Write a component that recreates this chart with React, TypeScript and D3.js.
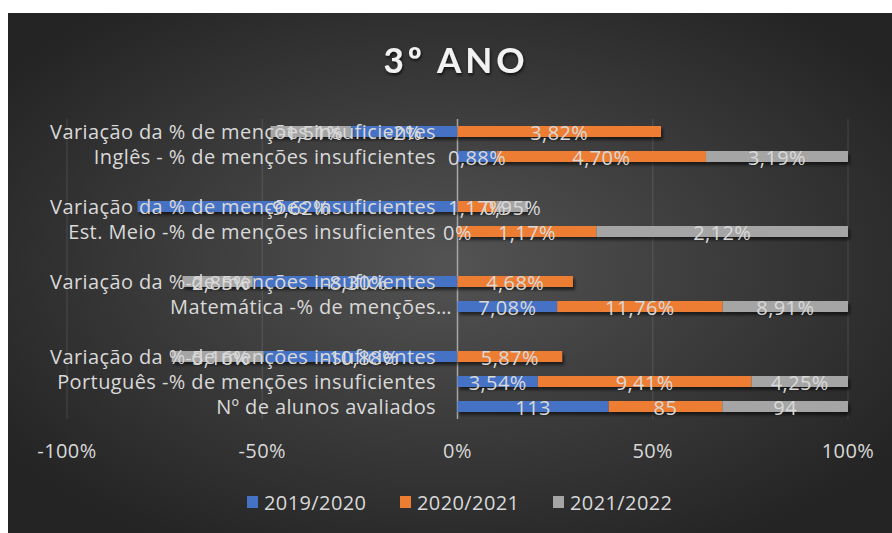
import React, { useEffect, useRef } from 'react';
import * as d3 from 'd3';

// categorias de baixo para cima (as vazias são os espaços entre disciplinas)
const categories = [
    'Nº de alunos avaliados',
    'Português -% de menções insuficientes',
    'Variação da % de menções insuficientes',
    '',
    'Matemática -% de menções…',
    'Variação da % de menções insuficientes',
    '',
    'Est. Meio -% de menções insuficientes',
    'Variação da % de menções insuficientes',
    '',
    'Inglês - % de menções insuficientes',
    'Variação da % de menções insuficientes',
];

const seriesNames = ['2019/2020', '2020/2021', '2021/2022'];
const s2019 = [113, 3.54, -10.88, null, 7.08, -8.3, null, 0, -9.62, null, 0.88, -2];
const s2020 = [85, 9.41, 5.87, null, 11.76, 4.68, null, 1.17, 1.17, null, 4.7, 3.82];
const s2021 = [94, 4.25, -5.16, null, 8.91, -2.85, null, 2.12, 0.95, null, 3.19, -1.51];
const seriesColors = ['#4472C4', '#ED7D31', '#A5A5A5'];
const xTicks = [-1, -0.5, 0, 0.5, 1];
const title = '3º ANO';

const FONT = '"Open Sans", "Noto Sans", sans-serif';
const TITLE_FONT = 'Lato, "Open Sans", sans-serif';
const TEXT = '#d9d9d9';
const SIZE = '20px';
const SPACING = '0.4px';

const App: React.FC = () => {
    const svgRef = useRef<SVGSVGElement>(null);

    useEffect(() => {
        if (!svgRef.current) return;
        const svg = d3.select(svgRef.current);
        svg.selectAll('*').remove();

        const width = 892;
        const height = 533;
        const plot = { left: 67, right: 848, top: 119, bottom: 419 };

        const defs = svg.append('defs');
        const grad = defs.append('radialGradient')
            .attr('id', 'bg')
            .attr('cx', '50%').attr('cy', '48%').attr('r', '62%');
        grad.append('stop').attr('offset', '0%').attr('stop-color', '#535353');
        grad.append('stop').attr('offset', '100%').attr('stop-color', '#242424');

        const shadow = defs.append('filter').attr('id', 'shadow')
            .attr('x', '-10%').attr('y', '-50%').attr('width', '130%').attr('height', '250%');
        shadow.append('feDropShadow')
            .attr('dx', 2).attr('dy', 3).attr('stdDeviation', 1.5)
            .attr('flood-color', '#000').attr('flood-opacity', 0.55);

        const tshadow = defs.append('filter').attr('id', 'tshadow');
        tshadow.append('feDropShadow')
            .attr('dx', 1).attr('dy', 2).attr('stdDeviation', 1.5)
            .attr('flood-color', '#000').attr('flood-opacity', 0.7);

        // fundo do gráfico
        svg.append('rect')
            .attr('x', 8).attr('y', 13)
            .attr('width', width - 8).attr('height', height - 13)
            .attr('fill', 'url(#bg)');

        // título
        svg.append('text')
            .attr('x', 456).attr('y', 73)
            .attr('text-anchor', 'middle')
            .attr('font-family', TITLE_FONT)
            .attr('font-weight', 'bold')
            .attr('font-size', '35px')
            .attr('letter-spacing', '4px')
            .attr('fill', '#f2f2f2')
            .attr('filter', 'url(#tshadow)')
            .text(title);

        const x = d3.scaleLinear().domain([-1, 1]).range([plot.left, plot.right]);
        const y = d3.scaleBand<string>()
            .domain(d3.range(categories.length).map(String))
            .range([plot.bottom, plot.top])
            .paddingInner(0.56)
            .paddingOuter(0.28);

        // linhas de grelha verticais
        xTicks.forEach(t => {
            svg.append('line')
                .attr('x1', x(t)).attr('x2', x(t))
                .attr('y1', plot.top).attr('y2', plot.bottom)
                .attr('stroke', t === 0 ? '#a6a6a6' : 'rgba(255,255,255,0.13)')
                .attr('stroke-width', t === 0 ? 1.5 : 1);
        });

        // tabela normalizada (100% empilhado, negativos para a esquerda)
        const rows = categories.map((c, i) => {
            const vals = [s2019[i], s2020[i], s2021[i]];
            const total = d3.sum(vals, v => Math.abs(v ?? 0)) || 1;
            const row: any = { idx: i, blank: vals.every(v => v === null) };
            seriesNames.forEach((k, j) => {
                row[k] = (vals[j] ?? 0) / total;
                row[k + '_raw'] = vals[j];
            });
            return row;
        });

        const stacked = d3.stack<any>()
            .keys(seriesNames)
            .offset(d3.stackOffsetDiverging)(rows);

        const bars = svg.append('g');
        stacked.forEach((layer, j) => {
            layer.forEach(seg => {
                if (seg.data.blank) return;
                const x0 = x(Math.min(seg[0], seg[1]));
                const x1 = x(Math.max(seg[0], seg[1]));
                if (x1 - x0 <= 0) return;
                bars.append('rect')
                    .attr('x', x0)
                    .attr('y', y(String(seg.data.idx))!)
                    .attr('width', x1 - x0)
                    .attr('height', y.bandwidth())
                    .attr('fill', seriesColors[j])
                    .attr('filter', 'url(#shadow)');
            });
        });

        const label = (sel: any) => sel
            .attr('font-family', FONT)
            .attr('font-size', SIZE)
            .attr('letter-spacing', SPACING)
            .attr('fill', TEXT);

        // rótulos das categorias
        categories.forEach((c, i) => {
            if (!c) return;
            svg.append('text')
                .attr('x', c.endsWith('…') ? 452 : 436)
                .attr('y', y(String(i))! + y.bandwidth() / 2)
                .attr('text-anchor', 'end')
                .attr('dominant-baseline', 'central')
                .call(label)
                .text(c);
        });

        // rótulos de dados
        const fmt = (v: number, i: number) => {
            if (i === 0) return String(v);
            const s = Number.isInteger(v) ? String(v) : v.toFixed(2).replace('.', ',');
            return s + '%';
        };
        stacked.forEach((layer, j) => {
            layer.forEach(seg => {
                const raw = seg.data[seriesNames[j] + '_raw'];
                if (raw === null || raw === undefined) return;
                svg.append('text')
                    .attr('x', x((seg[0] + seg[1]) / 2))
                    .attr('y', y(String(seg.data.idx))! + y.bandwidth() / 2 + 1)
                    .attr('text-anchor', 'middle')
                    .attr('dominant-baseline', 'central')
                    .call(label)
                    .text(fmt(raw, seg.data.idx));
            });
        });

        // eixo horizontal
        xTicks.forEach(t => {
            svg.append('text')
                .attr('x', x(t))
                .attr('y', 450)
                .attr('text-anchor', 'middle')
                .attr('dominant-baseline', 'central')
                .call(label)
                .text(`${Math.round(t * 100)}%`);
        });

        // legenda
        const legendX = [247, 400, 553];
        seriesNames.forEach((name, j) => {
            svg.append('rect')
                .attr('x', legendX[j]).attr('y', 496)
                .attr('width', 11).attr('height', 12)
                .attr('fill', seriesColors[j]);
            svg.append('text')
                .attr('x', legendX[j] + 17)
                .attr('y', 502)
                .attr('dominant-baseline', 'central')
                .call(label)
                .text(name);
        });
    }, []);

    return (
        <svg
            ref={svgRef}
            width="892"
            height="533"
            style={{ position: 'absolute', left: 0, top: 0 }}
        ></svg>
    );
};

export default App;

□ □ □ □ □

The request: Quote, please, every line of the material above from its start through the line that has "import * as d3 from 'd3';", reproducing the words exactly and dropping any images.

Response to the task:
Write a component that recreates this chart with React, TypeScript and D3.js.
import React, { useEffect, useRef } from 'react';
import * as d3 from 'd3';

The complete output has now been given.